There are only 4 bytes per level needed, you don't need padding and it's nevertheless readable. I couldn't get it working with row_number() btw. as i got some strange error messages, but that isn't needed in this example anyway.

Another idea would be storing the "node" order in the base table and ensuring it's correctness through insert/update/delete trigger. Could be worth it especially when you have a high read/write ratio.

VolkerBarth
Contributor
0 Kudos

Thanks, that's a reasonable solution, too, and it's easier to read.

The drawback might be the "fixed" ordering by the PK values (employee_id here), whereas the row_number() approach allows any kind of ordering within each level.

(FWIW, we have used the "concatenate PKs with a dash" sort_string in other applications as it makes it pretty easy to filter for particular PK values within the result set, such as "WHERE sort_string like '%-1234-%; something that's surely more difficult when PK values are concatenated without a delimiter...)

Former Member
0 Kudos

Yes you are right, it only makes sense to use numbers for the ordering when row_number isn't called. But as row_number should return numbers, it should be possible to use it with a cast, i just wasn't able to get it working in short time.

I don't see what prevents you from adding a delimiter btw. and byte_substr could also be used to search in a specific position.

I just copied your code from your answer and i get the same error: -921 Invalid recursion
Is it just me or is there something wrong with your ROW_NUMBER() usage? 12.0.1.3769 11.0.1.2837

VolkerBarth
Contributor
0 Kudos

Hm, strange thing, I had tested the code with 12.0.1.3726 and copied it unmodified from DBISQL. Now, running 12.0.1.3769, I get the same error as you, both in DBISQL and dbisqlc. - I'm gonna try with another box.

VolkerBarth
Contributor
0 Kudos

I justed tested again with 12.0.1.3726, and that does work, and varying the ORDER BY clause in the ROW_NUMBER() (as noted in my answer) does also work as expected - say, to replace "ORDER BY e.Employee_id" with "ORDER BY e.salary DESC"...


However, with 12.0.1.3769 it does not work but raises the -921 error. Now the question is: Is the new behaviour a bug or a bug fix?

Breck_Carter
Participant
0 Kudos

Sorting by employee_number is meaningless... it is just a fluke of the example that employees are numbered sequentially from left to right, top to bottom.

VolkerBarth
Contributor
0 Kudos

I asked this as just another question here:

http://sqlanywhere-forum.sap.com/questions/13725

Former Member
0 Kudos

I've seen this kind of recursive processing hammer database processing before. Look at it this way:

If most of the tree structure does not change, you are rebuilding the tree every time you access its nodes. In some processing that sucks up a lot of time.

I would love to see someone try this out: Manage the tree organization in an XML document, and work with the tree through that.
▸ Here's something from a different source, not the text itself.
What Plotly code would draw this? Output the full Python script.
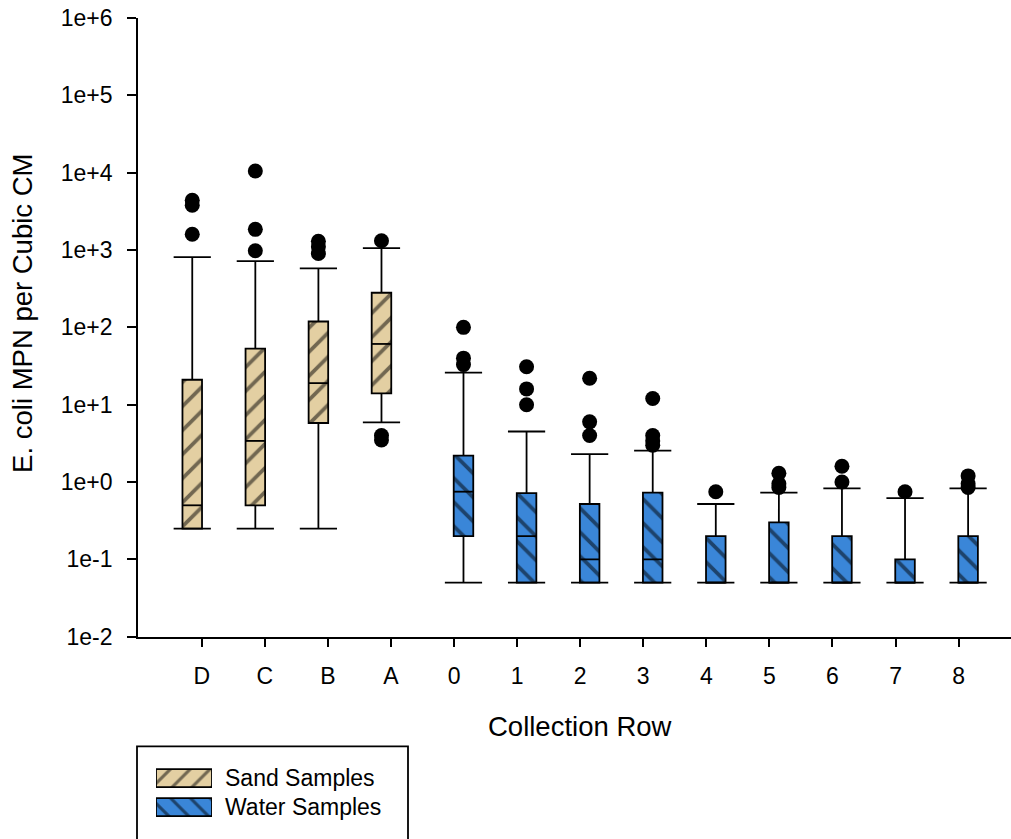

The nodes in the XML document would have to map quickly to the rows in the tables. I'm not sure how efficiently that could be done. Could Sybase acquire a complete tree of information by "joining" XML nodes to SQL rows and do so faster than the tradition "rebuild the tree every time using recursion" approach?

I know that DB2 has full-on non-text XML DB structures built in. DB2 should be able to do something like this extremely fast. Tree based applications (as in semi-structured XML documents) would be a good reason for Sybase to introduce actual XML database structures. The world is becoming more oriented towards semi-structured data every day.

VolkerBarth
Contributor
0 Kudos

Well, in my case performance is not a problem, the according tables are not huge. And as there's not an implicit (i.e. static) ordering of child nodes, I guess a "store in desired order"-approach would not work at all. - Furthermore, the data is structured and does fit well in a RDMS. Using XML would not be of help here. Just my situation, apparently:)


Therefore, I'd suggest that you ask for a better XML integration as a separate question, tagged with "product-suggestion". AFAIK, product management does listen on this forum.

VolkerBarth
Contributor
0 Kudos

Not really unexpected: Breck has blogged in detail on these topics here:

Nevertheless, I'd personally prefer if the ordering of child nodes within its parent node could be done with the help of ROW_NUMBER() (or an adequate function) and would not require a particular user-defined function to do so, as in Breck's second blog article. However, as of 12.0.1.3769, the usage of ROW_NUMBER() as shown in my answer does not work anymore, as is discussed here. (Aside: I hope the discussion is still open...)